I still vividly remember when Sticky Fingers announced their ‘indefinite hiatus’. You couldn’t catch a train anywhere in Sydney without overhearing a gang of teenagers passionately discussing it. The rumours swirled around in the days following the band’s announcement, talks of alcohol and substance abuse soon escalated to allegations of racism and violence.
I remember not knowing what to think about it all. Here was a band whose music had brought me so much joy, and whose albums I had proudly bought. It hurt to think that my money was supporting people who were, at best, brats trying to live the ‘rockstar’ life. Or, if the worst of the rumours were to be believed, racist misogynists. I felt betrayed. I couldn’t bring myself to listen to their music anymore.
Now, the band are back. After nearly two years of complete silence, they have addressed the allegations and attempted to rescue their reputation. While not everyone is convinced, the band profess that stories surrounding their breakup have been greatly exaggerated, and admitted to struggling with addiction and mental health issues. They have made a concerted effort to atone for their mistakes and prevent them from happening again. So, everything is fine now, right?
Well… it’s hard to say. I respect them for admitting their own faults and making the effort to change. That’s always commendable. But their resurfacing has brought back a more complex issue. Does listening to an artist’s music equate to an endorsement of said artist’s actions? Is it wrong to listen to music if you know (or think you know) that the person who made it has done the wrong thing?
I’m of two minds. I would like to think that I can recognise musical talent, or the importance of someone’s work regardless of who they are as a person. After all, I don’t know them. I mean, it’s hard to deny the impact Sticky Fingers have had on Sydney’s music scene. Surely that shouldn’t be clouded by any person’s actions offstage.
But then, am I more willing to forgive these actions because I was already a fan of the music? What if the same thing happened to a band that I didn’t like. It would be easy to write them off for their actions, even use them as further justification to not like them. So maybe it’s best to remove this scenario from the realm of music in order to gain perspective.

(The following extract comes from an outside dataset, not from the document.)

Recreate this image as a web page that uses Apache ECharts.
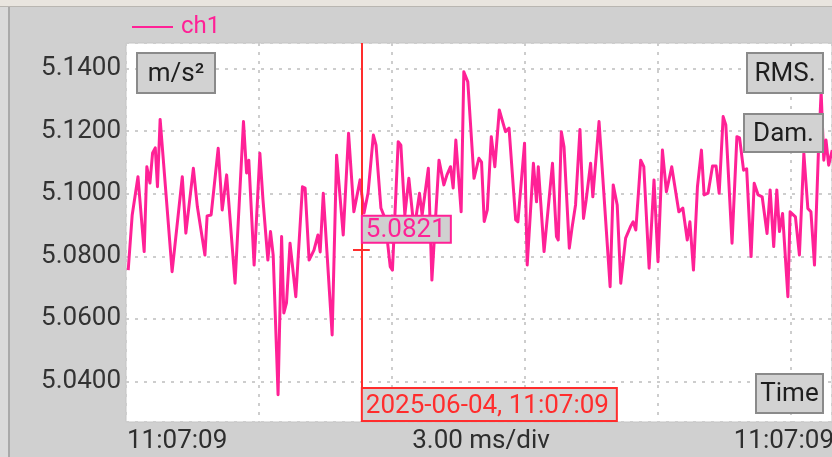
<!DOCTYPE html>
<html>
<head>
<meta charset="utf-8">
<script src="https://cdn.jsdelivr.net/npm/echarts@6/dist/echarts.min.js"></script>
<style>
  html, body { margin: 0; padding: 0; background: #d0d0d0; }
  #chart { width: 832px; height: 457px; }
</style>
</head>
<body>
<div id="chart"></div>
<script>
// Sample times (ms from the left edge of the trace) and acceleration readings (m/s²)
const timeMs = [0.05,0.14,0.27,0.41,0.47,0.54,0.60,0.66,0.71,0.77,1.04,1.27,1.35,1.52,1.61,1.78,1.83,1.92,2.08,2.17,
  2.27,2.46,2.65,2.72,2.77,2.89,3.02,3.09,3.20,3.26,3.32,3.43,3.51,3.56,3.62,3.70,3.83,3.98,4.04,4.13,
  4.24,4.33,4.38,4.45,4.65,4.75,4.90,5.02,5.14,5.28,5.37,5.46,5.58,5.64,5.75,5.84,5.96,6.01,6.14,6.20,
  6.29,6.38,6.50,6.62,6.68,6.82,6.90,7.06,7.17,7.24,7.32,7.38,7.44,7.56,7.62,7.71,7.85,7.96,8.02,8.08,
  8.15,8.24,8.32,8.42,8.56,8.64,8.79,8.84,8.99,9.05,9.19,9.26,9.30,9.43,9.62,9.71,9.75,9.82,9.88,10.00,
  10.06,10.14,10.24,10.32,10.38,10.48,10.53,10.67,10.92,10.99,11.08,11.16,11.27,11.38,11.44,11.50,11.61,11.68,11.80,11.91,
  12.00,12.10,12.19,12.31,12.47,12.56,12.66,12.72,12.80,12.89,12.98,13.04,13.13,13.23,13.31,13.38,13.47,13.53,13.67,13.78,
  13.84,13.93,14.00,14.10,14.17,14.26,14.35,14.46,14.53,14.61,14.68,14.74,14.81,14.93,14.98,15.10,15.19,15.29,15.38,15.45,
  15.53,15.62,15.68,15.74,15.79,15.85,15.93];

const ch1 = [5.0756,5.0932,5.1054,5.0815,5.1086,5.1034,5.1130,5.1146,5.1022,5.1237,5.0751,5.1054,5.0874,5.1081,5.0958,5.0804,5.0929,5.0932,5.1145,5.0948,
  5.1060,5.0714,5.1230,5.1066,5.1107,5.0772,5.1129,5.0980,5.0788,5.0879,5.0804,5.0358,5.0863,5.0619,5.0651,5.0842,5.0671,5.1022,5.1018,5.0788,
  5.0820,5.0868,5.0814,5.1001,5.0549,5.1123,5.0868,5.1193,5.0942,5.1044,5.0938,5.1002,5.1187,5.1155,5.0954,5.0922,5.0767,5.0756,5.1166,5.1155,
  5.0932,5.1049,5.0884,5.1001,5.0932,5.1081,5.0724,5.1107,5.1028,5.1060,5.1086,5.1018,5.1171,5.0942,5.1389,5.1357,5.1049,5.1113,5.1101,5.0911,
  5.0948,5.1182,5.1086,5.1267,5.1198,5.1209,5.0916,5.0910,5.1161,5.0772,5.1097,5.0974,5.1086,5.0815,5.1097,5.0863,5.0852,5.1198,5.1150,5.0826,
  5.0890,5.0964,5.1205,5.0921,5.0980,5.1097,5.0990,5.1230,5.0703,5.1028,5.0964,5.0714,5.0858,5.0895,5.0910,5.0884,5.1107,5.1086,5.0762,5.1044,
  5.0783,5.1139,5.1006,5.1086,5.0942,5.0954,5.0852,5.0910,5.0756,5.1022,5.1139,5.0996,5.1002,5.1088,5.1088,5.1001,5.1246,5.1219,5.0842,5.1182,
  5.1178,5.1075,5.1079,5.0799,5.1033,5.0996,5.0990,5.0873,5.1012,5.0831,5.1012,5.0879,5.0937,5.0671,5.0942,5.0926,5.0804,5.1129,5.0953,5.0942,
  5.0772,5.1139,5.1324,5.1107,5.1171,5.1091,5.1139];

// Cursor reading
const cursorTimeMs = 5.32;
const cursorValue = 5.0821;
const cursorStamp = '2025-06-04, 11:07:09';

// Bottom axis captions
const xCaptions = ['11:07:09', '3.00 ms/div', '11:07:09'];

// Axis ranges
const yMin = 5.0271, yMax = 5.1481;
const xMin = 0, xMax = 15.925, xStep = 3;

const FONT = 'Roboto, "Noto Sans", sans-serif';
const PINK = '#ff2196';
const RED = '#ff2d2d';
const TOP = 100;

const chart = echarts.init(document.getElementById('chart'), null, { renderer: 'canvas' });

const seriesData = timeMs.map((t, i) => [t, ch1[i]]);

function button(x, y, w, h, label) {
  return {
    type: 'group', x: x, y: y,
    children: [
      { type: 'rect', z: TOP, shape: { x: 0, y: 0, width: w, height: h },
        style: { fill: '#d2d2d2', stroke: '#8a8a8a', lineWidth: 2 } },
      { type: 'text', z: TOP + 1, x: w / 2, y: h / 2 + 1,
        style: { text: label, font: '26px ' + FONT, fill: '#1e1e1e', align: 'center', verticalAlign: 'middle' } }
    ]
  };
}

chart.setOption({
  backgroundColor: '#d0d0d0',
  animation: false,
  grid: { left: 126, right: 0, top: 43, bottom: 35, show: true, backgroundColor: '#ffffff', borderColor: '#c4c4c4', borderWidth: 1 },
  legend: {
    left: 127, top: 10,
    icon: 'rect', itemWidth: 41, itemHeight: 2,
    itemGap: 0,
    textStyle: { color: PINK, fontSize: 24, fontFamily: FONT, padding: [0, 0, 0, 3] },
    data: ['ch1']
  },
  xAxis: {
    type: 'value', min: xMin, max: xMax, interval: xStep,
    axisLine: { show: false }, axisTick: { show: false }, axisLabel: { show: false },
    splitLine: { show: true, lineStyle: { color: '#cdcdcd', width: 2, type: [3, 6] } }
  },
  yAxis: {
    type: 'value', min: yMin, max: yMax, splitNumber: 5,
    axisLine: { show: false }, axisTick: { show: false },
    axisLabel: {
      showMinLabel: false, showMaxLabel: false, margin: 5,
      color: '#333333', fontSize: 26, fontFamily: FONT,
      formatter: v => v.toFixed(4)
    },
    splitLine: { show: true, lineStyle: { color: '#cdcdcd', width: 2, type: [3, 6] } }
  },
  series: [{
    name: 'ch1', type: 'line', data: seriesData,
    showSymbol: false, symbol: 'none',
    lineStyle: { color: PINK, width: 3, join: 'round' },
    itemStyle: { color: PINK },
    z: 3,
    markLine: {
      silent: true, symbol: 'none', animation: false,
      label: { show: false },
      data: [
        { xAxis: cursorTimeMs, lineStyle: { color: RED, width: 2, type: 'solid' } },
        [ { coord: [cursorTimeMs - 0.2, cursorValue], lineStyle: { color: RED, width: 2, type: 'solid' } },
          { coord: [cursorTimeMs + 0.18, cursorValue] } ]
      ]
    }
  }]
});

// Overlay: window chrome, unit/measure buttons, cursor read-outs and time captions
const cur = chart.convertToPixel({ gridIndex: 0 }, [cursorTimeMs, cursorValue]);
const plotBottom = 457 - 35;

chart.setOption({
  graphic: [
    { type: 'rect', z: TOP, shape: { x: 0, y: 0, width: 832, height: 6 }, style: { fill: '#e9e5df' } },
    { type: 'rect', z: TOP, shape: { x: 0, y: 6, width: 832, height: 1 }, style: { fill: '#b9b6b1' } },
    { type: 'rect', z: TOP, shape: { x: 8, y: 7, width: 2, height: 450 }, style: { fill: '#a9a9a9' } },
    { type: 'rect', z: TOP, shape: { x: 0, y: 7, width: 8, height: 450 }, style: { fill: '#dadada' } },

    button(137, 53, 78, 40, 'm/s²'),
    button(747, 53, 76, 40, 'RMS.'),
    button(744, 114, 79, 38, 'Dam.'),
    button(756, 374, 67, 39, 'Time'),

    { type: 'group', x: cur[0], y: cur[1] - 34, children: [
      { type: 'rect', z: TOP, shape: { x: 0, y: 0, width: 89, height: 27 },
        style: { fill: '#d0d0d0', stroke: PINK, lineWidth: 2 } },
      { type: 'text', z: TOP + 1, x: 4, y: 15,
        style: { text: cursorValue.toFixed(4), font: '26px ' + FONT, fill: PINK, verticalAlign: 'middle' } }
    ]},
    { type: 'group', x: cur[0], y: plotBottom - 34, children: [
      { type: 'rect', z: TOP, shape: { x: 0, y: 0, width: 255, height: 33 },
        style: { fill: '#d3d3d3', stroke: RED, lineWidth: 2 } },
      { type: 'text', z: TOP + 1, x: 4, y: 18,
        style: { text: cursorStamp, font: '26px ' + FONT, fill: RED, verticalAlign: 'middle' } }
    ]},

    { type: 'text', z: TOP, x: 127, y: 441,
      style: { text: xCaptions[0], font: '26px ' + FONT, fill: '#2e2e2e', verticalAlign: 'middle' } },
    { type: 'text', z: TOP, x: 481, y: 441,
      style: { text: xCaptions[1], font: '26px ' + FONT, fill: '#2e2e2e', align: 'center', verticalAlign: 'middle' } },
    { type: 'text', z: TOP, x: 834, y: 441,
      style: { text: xCaptions[2], font: '26px ' + FONT, fill: '#2e2e2e', align: 'right', verticalAlign: 'middle' } }
  ]
});
</script>
</body>
</html>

How have, for example, the recent string of sexual assault allegations in Hollywood influenced how I see the work of actors accused of wrongdoing? I couldn’t imagine buying anything with Bill Cosby in it, for example. I wouldn’t want to support his actions. So should the same be said for music?
Here’s another example: It’s common knowledge that John Lennon beat his first wife Cynthia. Obviously, domestic violence is unacceptable, but it hasn’t seemed to diminish our society’s love of the Beatles. Maybe the key to this can be found in the lyrics to their 1967 song ‘Getting Better’:
“I used to be cruel to my woman
I beat her and kept her apart from the things that she loved
Man I was mean but I’m changing my scene
And I’m doing the best that I can”
Once again, it’s this admission of wrongdoing and a commitment to change that we see as redeeming. But how do we really know that anything has changed. After all, it’s not like I’ve actually met him. He still did something terrible, and his talent as a musician shouldn’t equal forgiveness.
At this point, you may have noticed that I haven’t really provided an answer. And that’s because there isn’t one. Is it wrong to support the work of a musician who has done the wrong thing? Should we separate the artist from their work and stop trying to discern the character of people we’ve never met? Or is the act of listening to music an endorsement? After all, buying someone’s music is a pretty powerful sign that you want to support them. It’s something I’ll continue to struggle with for as long is there is music to listen to.